New Delhi, May 9, 2023

Union housing minister Hardeep Singh Puri on Tuesday said the real estate regulatory law, RERA, has been enacted specially to deal with the sector and government entities need to resist the temptation to offer solutions that would encourage consumers for ‘forum shopping’ — approaching multiple forums for redressal of grievances.

“Let me put it for the sake of the record that the issues pertaining to the real estate sector have been made the subject of this forum, RERA. Prior to RERA, you had the consumer redressal mechanism...If I were also an affected party I would have gone for forum shopping, I would go here, there and then to the court. But let us resist the temptation of trying to solve the problem of another forum through a mechanism,” Puri said while addressing the meeting of the Central Advisory Council (CAC).

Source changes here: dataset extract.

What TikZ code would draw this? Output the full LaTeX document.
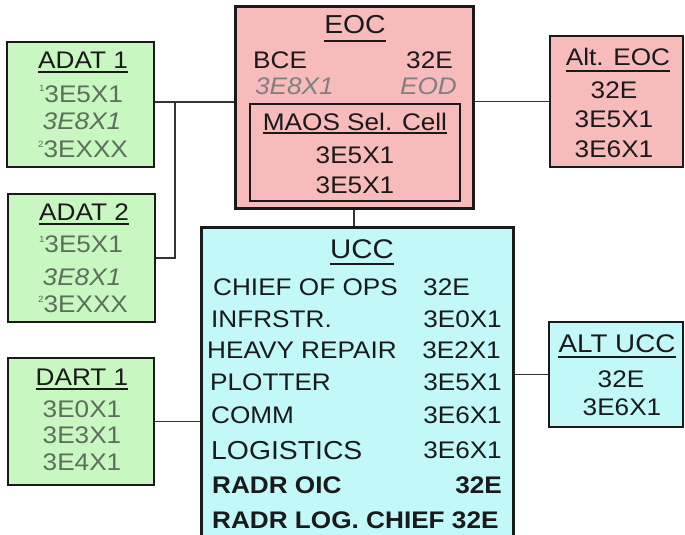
\documentclass[tikz,border=0pt]{standalone}
\usepackage{fontspec}
\setmainfont{Liberation Sans}[FakeStretch=1.09]
\definecolor{gfill}{HTML}{C9F7C1}
\definecolor{pfill}{HTML}{F7BBBB}
\definecolor{cfill}{HTML}{C2F8F8}
\definecolor{gtxt}{HTML}{5E6E5E}
\definecolor{itxt}{HTML}{808080}
\definecolor{ink}{HTML}{1A1A1A}
\definecolor{wire}{HTML}{333333}
\newcommand\fsz{\fontsize{24}{28}\selectfont}
\newcommand\supnum[1]{\raisebox{10pt}{\fontsize{9}{9}\selectfont #1}}
\tikzset{
  box/.style={draw=ink, inner sep=0pt, line width=2pt},
  thickbox/.style={box, line width=3pt},
  txt/.style={inner sep=0pt, anchor=base, font=\fsz, text=ink},
  lt/.style={txt, anchor=base west},
  rt/.style={txt, anchor=base east},
  gray/.style={text=gtxt},
  ital/.style={text=itxt, font=\fsz\itshape},
  uline/.style={draw=ink, line width=1.5pt},
  wirel/.style={draw=wire, line width=1.5pt},
}
\begin{document}
\begin{tikzpicture}[x=1pt,y=-1pt]
\useasboundingbox (0,0) rectangle (685,535);
\clip (0,0) rectangle (685,535);
\fill[white] (0,0) rectangle (685,535);

% boxes
\node[box, fill=gfill, minimum width=147, minimum height=125] (ADAT1) at (80.5,104.5) {};
\node[box, fill=gfill, minimum width=147, minimum height=128] (ADAT2) at (81.5,257.5) {};
\node[box, fill=gfill, minimum width=146, minimum height=127] (DART1) at (81,421.5) {};
\node[thickbox, fill=pfill, minimum width=238, minimum height=201] (EOC) at (354,107.5) {};
\node[box, line width=2.5pt, fill=pfill, minimum width=210, minimum height=97] (MAOS) at (355,152.5) {};
\node[box, line width=1.5pt, fill=pfill, minimum width=133, minimum height=131] (AEOC) at (616.5,101.5) {};
\node[thickbox, fill=cfill, minimum width=312, minimum height=320] (UCC) at (357,387) {};
\node[box, fill=cfill, minimum width=134, minimum height=105] (AUCC) at (616,374.5) {};

% connectors
\coordinate (j1) at (175,102);
\coordinate (j2) at (175,258);
\draw[wirel] (ADAT1.east |- j1) -- (EOC.west |- j1);
\draw[wirel] (j1) -- (j2) -- (j2 -| ADAT2.east);
\draw[wirel] (EOC.south) -- (EOC.south |- UCC.north);
\draw[wirel] (AEOC.west) -- (AEOC.west -| EOC.east);
\draw[wirel] (AUCC.west) -- (AUCC.west -| UCC.east);
\draw[wirel] (DART1.east) -- (DART1.east -| UCC.west);

% ADAT 1
\node[txt] (a1t) at (83,68) {ADAT 1};
\draw[uline] ([yshift=-4pt]a1t.base west) -- ([yshift=-4pt]a1t.base east);
\node[txt, gray] (a1a) at (81,102) {\supnum{1}3E5X1};
\node[txt, gray, font=\fsz\itshape] (a1b) at (82,129) {3E8X1};
\node[txt, gray] (a1c) at (83,157) {\supnum{2}3EXXX};

% ADAT 2
\node[txt] (a2t) at (84,220) {ADAT 2};
\draw[uline] ([yshift=-4pt]a2t.base west) -- ([yshift=-4pt]a2t.base east);
\node[txt, gray] (a2a) at (81,252) {\supnum{1}3E5X1};
\node[txt, gray, font=\fsz\itshape] (a2b) at (82,285) {3E8X1};
\node[txt, gray] (a2c) at (83,312) {\supnum{2}3EXXX};

% DART 1
\node[txt] (d1t) at (82,385) {DART 1};
\draw[uline] ([yshift=-4pt]d1t.base west) -- ([yshift=-4pt]d1t.base east);
\node[txt, gray] (d1a) at (82,417) {3E0X1};
\node[txt, gray] (d1b) at (82,443) {3E3X1};
\node[txt, gray] (d1c) at (82,470) {3E4X1};

% EOC
\node[txt, font=\fontsize{26}{30}\selectfont] (et) at (355,34) {EOC};
\draw[uline] ([yshift=-7pt]et.base west) -- ([yshift=-7pt]et.base east);
\node[lt] (e1) at (253,68) {BCE};
\node[lt] (e2) at (406,68) {32E};
\node[lt, ital] (e3) at (255,94) {3E8X1};
\node[rt, ital] (e4) at (457,94) {EOD};
\node[txt] (mt) at (355,130) {MAOS Sel. Cell};
\draw[uline] ([yshift=-3pt]mt.base west) -- ([yshift=-3pt]mt.base east);
\node[txt] (m1) at (355,163) {3E5X1};
\node[txt] (m2) at (355,193) {3E5X1};

% Alt. EOC
\node[txt] (at) at (618,66) {Alt. EOC};
\draw[uline] ([yshift=-5pt]at.base west) -- ([yshift=-5pt]at.base east);
\node[txt] (a1) at (614,98) {32E};
\node[txt] (a2) at (614,127) {3E5X1};
\node[txt] (a3) at (614,157) {3E6X1};

% UCC
\node[txt, font=\fontsize{27}{31}\selectfont] (ut) at (362,258) {UCC};
\draw[uline] ([yshift=-6pt]ut.base west) -- ([yshift=-6pt]ut.base east);
\node[lt] (u1) at (213,295) {CHIEF OF OPS};
\node[lt] (u1r) at (423,295) {32E};
\node[lt] (u2) at (211,327) {INFRSTR.};
\node[rt] (u2r) at (502,327) {3E0X1};
\node[lt] (u3) at (207,358) {HEAVY REPAIR};
\node[rt] (u3r) at (501,358) {3E2X1};
\node[lt] (u4) at (210,390) {PLOTTER};
\node[rt] (u4r) at (502,390) {3E5X1};
\node[lt] (u5) at (211,423) {COMM};
\node[rt] (u5r) at (502,423) {3E6X1};
\node[lt, font=\fontsize{26}{30}\selectfont] (u6) at (211,459) {LOGISTICS};
\node[rt] (u6r) at (502,458) {3E6X1};
\node[lt, font=\fsz\bfseries] (u7) at (212,493) {RADR OIC};
\node[rt, font=\fsz\bfseries] (u7r) at (502,493) {32E};
\node[lt, font=\fsz\bfseries] (u8) at (212,528) {RADR LOG. CHIEF 32E};

% ALT UCC
\node[txt, font=\fontsize{25.5}{30}\selectfont] (ct) at (617,352) {ALT UCC};
\draw[uline] ([yshift=-5pt]ct.base west) -- ([yshift=-5pt]ct.base east);
\node[txt] (c1) at (621,387) {32E};
\node[txt] (c2) at (622,415) {3E6X1};
\end{tikzpicture}
\end{document}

The minister’s observation came weeks after the consumer affairs ministry held a meeting with stakeholders to identify problems faced by consumers in the real estate sector even years after RERA came into force. According to the ministry, while the number of consumer complaints lodged with consumer commissions has reduced after RERA, still 10% of all the complaints with these commissions are related to the real estate sector. The consumer ministry has also set up a panel to suggest the model provisions in builder-buyer agreement for protecting the interest of homebuyers.

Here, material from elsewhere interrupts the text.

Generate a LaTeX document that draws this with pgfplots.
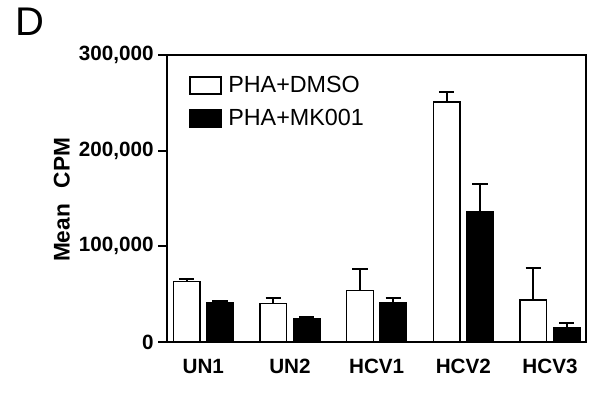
\documentclass[border=0pt]{standalone}
\usepackage{pgfplots}
\pgfplotsset{compat=1.18}
\usepackage{fontspec}
\setmainfont{Liberation Sans}
\begin{document}
\begin{tikzpicture}[x=0.75pt,y=0.75pt]
\path[use as bounding box] (-167,-62) rectangle (434,342);
\begin{axis}[
  at={(0,0)}, anchor=south west,
  scale only axis, width=314.25pt, height=215.25pt,
  xmin=-0.419, xmax=4.415,
  ymin=0, ymax=300000,
  scaled y ticks=false,
  axis line style={line width=1.6pt},
  ytick={0,100000,200000,300000},
  yticklabels={\textbf{0},\textbf{100,000},\textbf{200,000},\textbf{300,000}},
  ytick style={line width=1.6pt, black},
  tick align=outside, major tick length=6.5pt,
  ytick pos=left,
  xtick={0,1,2,3,4},
  xticklabels={\textbf{UN1},\textbf{UN2},\textbf{HCV1},\textbf{HCV2},\textbf{HCV3}},
  xtick style={draw=none},
  ticklabel style={font=\fontsize{15.5}{18}\selectfont},
  xticklabel style={yshift=-3pt},
  ylabel={\textbf{Mean\hspace{0.7em}CPM}},
  ylabel style={font=\fontsize{17}{20}\selectfont, xshift=-1pt},
  ybar, bar width=0.307,
  legend style={at={(axis description cs:0.043,0.945)}, anchor=north west, draw=none, fill=none,
    nodes={font=\fontsize{17.5}{20}\selectfont}, row sep=7pt, column sep=3pt, legend cell align=left},
  legend image code/.code={\draw[#1, line width=1pt] (0pt,-6.4pt) rectangle (23.25pt,6.4pt);},
  clip=false,
]
\addplot[bar shift=-0.192, draw=black, fill=white, line width=1pt,
  error bars/.cd, y dir=plus, y explicit,
  error bar style={line width=1.6pt, black},
  error mark options={rotate=90, mark size=5.8pt, line width=1.6pt, black}]
  table[x=x, y=y, y error=e] {
  x y e
  0 63500 2000
  1 40500 5500
  2 53600 22700
  3 251000 10000
  4 43900 33700
};
\addlegendentry{PHA+DMSO}
\addplot[bar shift=0.192, draw=black, fill=black, line width=1pt,
  error bars/.cd, y dir=plus, y explicit,
  error bar style={line width=1.6pt, black},
  error mark options={rotate=90, mark size=5.8pt, line width=1.6pt, black}]
  table[x=x, y=y, y error=e] {
  x y e
  0 41500 1500
  1 24400 1600
  2 41500 4100
  3 135800 29500
  4 15000 4500
};
\addlegendentry{PHA+MK001}
\end{axis}
\node[font=\fontsize{30}{36}\selectfont, inner sep=0pt] at (-137,320) {D};
\end{tikzpicture}
\end{document}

Puri said if the consumer forums had been that effective, then there would have been no need for RERA. He also said that there is a need to see that matters related to specific sectors are taken up with the forums which have been created for a particular purpose and that too by an act of Parliament like RERA. The minister said they have won the legal challenge for RERA. “Let’s not now try to weaken it by saying that other forums can also do it,” he said.

However, consumer rights activists said the issue of consumers exercising the option to approach multiple forums have been settled by different high courts and the Supreme Court on several occasions. In 2019, the apex court had held that the redressal mechanism or provisions under the RERA do not act as a bar to complaints under the Consumer Protection Act and the allottees or homebuyers are well within their rights to avail remedies under the CP Act as well as RERA and even the Insolvency and Bankruptcy Code.

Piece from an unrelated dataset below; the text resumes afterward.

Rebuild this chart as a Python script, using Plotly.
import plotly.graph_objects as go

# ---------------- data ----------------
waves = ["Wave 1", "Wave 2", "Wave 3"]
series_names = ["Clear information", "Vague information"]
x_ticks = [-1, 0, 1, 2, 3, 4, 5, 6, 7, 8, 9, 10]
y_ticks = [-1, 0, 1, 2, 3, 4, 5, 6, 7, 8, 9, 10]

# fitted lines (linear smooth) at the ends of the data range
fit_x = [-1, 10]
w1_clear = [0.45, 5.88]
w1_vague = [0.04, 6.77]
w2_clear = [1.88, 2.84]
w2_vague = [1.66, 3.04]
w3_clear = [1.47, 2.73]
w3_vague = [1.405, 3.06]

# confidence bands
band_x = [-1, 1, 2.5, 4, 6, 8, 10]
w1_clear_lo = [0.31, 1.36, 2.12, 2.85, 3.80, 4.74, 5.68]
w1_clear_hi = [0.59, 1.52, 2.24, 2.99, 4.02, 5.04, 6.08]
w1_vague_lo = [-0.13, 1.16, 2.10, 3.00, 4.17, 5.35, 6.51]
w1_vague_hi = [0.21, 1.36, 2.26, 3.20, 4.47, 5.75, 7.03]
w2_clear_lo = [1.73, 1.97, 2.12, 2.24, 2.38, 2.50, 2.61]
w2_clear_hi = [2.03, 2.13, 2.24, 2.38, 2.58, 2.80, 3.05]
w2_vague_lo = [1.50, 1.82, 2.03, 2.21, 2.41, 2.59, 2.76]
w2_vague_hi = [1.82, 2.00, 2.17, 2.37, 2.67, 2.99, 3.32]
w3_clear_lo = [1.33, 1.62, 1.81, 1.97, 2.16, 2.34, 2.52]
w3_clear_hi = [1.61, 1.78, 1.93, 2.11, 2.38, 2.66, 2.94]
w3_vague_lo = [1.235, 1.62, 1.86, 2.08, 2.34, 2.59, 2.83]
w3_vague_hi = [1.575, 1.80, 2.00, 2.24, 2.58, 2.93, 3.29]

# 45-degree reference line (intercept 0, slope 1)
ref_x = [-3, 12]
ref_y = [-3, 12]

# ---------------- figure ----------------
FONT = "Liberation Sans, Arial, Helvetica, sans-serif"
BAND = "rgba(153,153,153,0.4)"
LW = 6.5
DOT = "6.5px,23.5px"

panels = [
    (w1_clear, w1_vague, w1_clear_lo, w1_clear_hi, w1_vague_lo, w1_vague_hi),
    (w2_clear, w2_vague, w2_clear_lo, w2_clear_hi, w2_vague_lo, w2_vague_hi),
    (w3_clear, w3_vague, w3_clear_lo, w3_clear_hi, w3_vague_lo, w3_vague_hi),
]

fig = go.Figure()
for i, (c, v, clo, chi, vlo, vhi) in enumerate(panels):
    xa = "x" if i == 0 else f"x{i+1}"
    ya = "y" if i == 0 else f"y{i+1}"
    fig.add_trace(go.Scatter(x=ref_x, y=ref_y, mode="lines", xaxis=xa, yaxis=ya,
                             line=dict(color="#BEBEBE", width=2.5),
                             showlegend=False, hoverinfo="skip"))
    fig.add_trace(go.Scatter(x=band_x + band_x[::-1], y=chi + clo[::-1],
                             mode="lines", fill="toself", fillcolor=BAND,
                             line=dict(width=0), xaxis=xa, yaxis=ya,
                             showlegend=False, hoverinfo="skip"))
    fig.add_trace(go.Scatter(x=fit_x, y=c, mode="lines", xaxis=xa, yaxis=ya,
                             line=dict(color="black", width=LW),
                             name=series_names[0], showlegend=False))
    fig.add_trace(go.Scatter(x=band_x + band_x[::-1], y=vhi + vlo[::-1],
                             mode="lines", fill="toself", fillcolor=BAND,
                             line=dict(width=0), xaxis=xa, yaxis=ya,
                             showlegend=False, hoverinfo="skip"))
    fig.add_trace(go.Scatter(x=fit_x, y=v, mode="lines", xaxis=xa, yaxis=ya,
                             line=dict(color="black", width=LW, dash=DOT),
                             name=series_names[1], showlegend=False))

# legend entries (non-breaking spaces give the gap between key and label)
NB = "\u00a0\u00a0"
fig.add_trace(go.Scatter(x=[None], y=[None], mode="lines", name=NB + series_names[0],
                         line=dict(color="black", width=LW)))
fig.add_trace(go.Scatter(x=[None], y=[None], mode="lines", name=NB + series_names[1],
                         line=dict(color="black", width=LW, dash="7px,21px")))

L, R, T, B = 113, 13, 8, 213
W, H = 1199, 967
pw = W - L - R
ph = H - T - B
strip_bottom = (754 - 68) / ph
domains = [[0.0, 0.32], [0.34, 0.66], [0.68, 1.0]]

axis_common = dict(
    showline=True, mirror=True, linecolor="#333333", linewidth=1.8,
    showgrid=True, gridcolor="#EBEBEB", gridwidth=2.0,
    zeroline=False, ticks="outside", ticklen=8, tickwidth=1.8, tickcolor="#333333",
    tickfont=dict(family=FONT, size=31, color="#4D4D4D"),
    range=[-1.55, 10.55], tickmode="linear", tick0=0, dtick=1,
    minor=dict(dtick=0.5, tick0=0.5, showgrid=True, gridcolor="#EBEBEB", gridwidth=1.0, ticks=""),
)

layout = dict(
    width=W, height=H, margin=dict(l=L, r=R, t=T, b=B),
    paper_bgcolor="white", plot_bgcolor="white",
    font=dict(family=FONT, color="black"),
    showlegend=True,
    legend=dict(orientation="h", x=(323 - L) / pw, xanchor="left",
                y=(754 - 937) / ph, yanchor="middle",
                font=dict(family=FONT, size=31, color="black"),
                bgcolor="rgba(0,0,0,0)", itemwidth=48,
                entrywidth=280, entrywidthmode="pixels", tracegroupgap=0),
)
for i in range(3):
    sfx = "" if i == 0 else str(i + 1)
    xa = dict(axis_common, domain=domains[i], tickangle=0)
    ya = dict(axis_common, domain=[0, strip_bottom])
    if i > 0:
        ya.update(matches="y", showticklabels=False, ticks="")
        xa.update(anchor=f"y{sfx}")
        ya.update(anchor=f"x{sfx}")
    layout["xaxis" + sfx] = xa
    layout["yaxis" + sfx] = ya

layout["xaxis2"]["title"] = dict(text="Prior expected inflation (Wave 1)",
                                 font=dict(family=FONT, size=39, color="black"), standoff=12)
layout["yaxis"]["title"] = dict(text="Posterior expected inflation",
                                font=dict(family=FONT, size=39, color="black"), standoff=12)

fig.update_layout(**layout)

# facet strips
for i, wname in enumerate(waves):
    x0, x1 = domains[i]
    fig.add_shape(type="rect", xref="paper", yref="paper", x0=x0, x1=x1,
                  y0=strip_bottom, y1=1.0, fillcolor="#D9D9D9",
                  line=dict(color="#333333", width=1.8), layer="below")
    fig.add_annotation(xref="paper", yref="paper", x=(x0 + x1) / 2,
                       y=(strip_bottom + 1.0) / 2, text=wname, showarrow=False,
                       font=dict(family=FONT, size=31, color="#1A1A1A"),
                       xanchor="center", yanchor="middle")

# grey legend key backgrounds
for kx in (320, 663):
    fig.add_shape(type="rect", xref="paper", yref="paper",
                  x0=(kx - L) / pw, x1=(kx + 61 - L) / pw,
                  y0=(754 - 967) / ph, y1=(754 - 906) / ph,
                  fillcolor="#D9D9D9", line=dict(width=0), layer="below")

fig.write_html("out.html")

“Consumers will approach the forum where they get quick relief. In most cases the execution orders passed by the RERA authorities are not enforced and so people still approach the consumer commissions,” said a homebuyers’ representative who attended the CAC meeting.

During interaction with the CAC members, Puri also acknowledged this saying that the real estate regulators can take decisions, but implementation comes at the level of district magistrate. “If they don’t do so, people will take the matters to consumer commissions and that's a natural human tendency,” he said.

The minister said they will soon write to state chief secretaries urging them to take steps for faster implementation of the RERA orders while flagging that some states are “notoriously slow” in implementing orders and he will “deal with this politically”.